Worst advice in the art or startup world?

In art: confusing curriculum with quality. In startups: thinking investors validate your business. "What validates you is clients. What validates you is your community. Investors come after that — and the round obsession is still too present."

🔑 Key takeaways

1

Art quality is measurable — subjectivity shrinks at high granularity. 59 parameters across formal and conceptual axes produce near-consensus among trained evaluators. The key metric at every level: difficulty of the problem + virtuosity of the solution.

2

Gallery curriculum is a terrible price predictor. Transactions are the only valid signal. Institutional presence has almost no correlation with secondary market performance. Verified transaction history — with payment evidence — is the only honest basis for art pricing.

3

You can make money investing in art — but only with professional portfolio management. Target IRR 12–18%, 3–4× cash-on-cash over 8–10 years is achievable with correct artist selection and active management of the four risks: appreciation, liquidity, artist, channel.

4

The pivot moment: call your customers before building more product. Sao spent two years building a digital marketplace that generated €7,000. One phone popup and 20 direct calls produced more revenue in a month than the entire commercial team. The product was not the problem — the absence of human advisory was.

5

Survive the near-death — don't rush the round. Sao fired 17 people on December 11, received a €300K wire on December 16, and rebuilt from 3 people. Self-funded growth with no VC since then. "The round is not what validates you. Clients validate you."

6

Venture capital is only right for certain companies. Sao required steady compounding growth and data accumulation, not rapid scaling capital.

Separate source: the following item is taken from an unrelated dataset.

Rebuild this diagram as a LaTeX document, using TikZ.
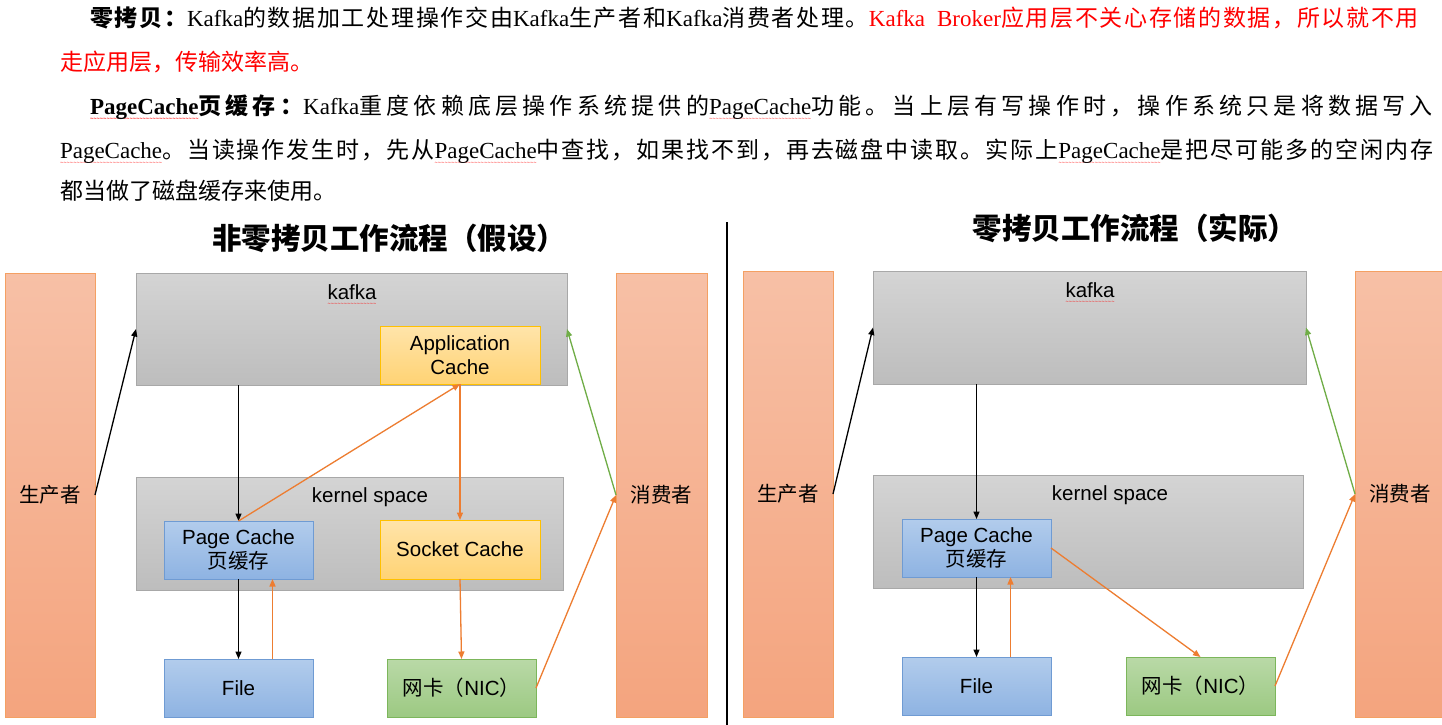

Taking VC money early created years of misaligned incentives. "Dilute yourself, lose control — and unless you're building something enormous, it's complicated."

CS

Carlos Suárez

Co-Founder & CEO · Sao

Law and Business graduate (Universidad Autónoma de Madrid), master's in equity and derivatives management (BME). Career: investment banking at BBVA (M&A and equity capital markets, ~70–80 hours/week). Founded Sao in 2016, originally as a digital art marketplace, pivoted to advisory model in 2019 after discovering that direct client calls generated 10× the revenue of e-commerce. Nearly went bankrupt in November 2019; rebuilt from 3 people to a profitable 22-person platform with €3.5M 2024 revenue, 40,000+ advisory clients, and expansion into France and Latin America. Active angel investor and business mentor. Nova member and community contributor.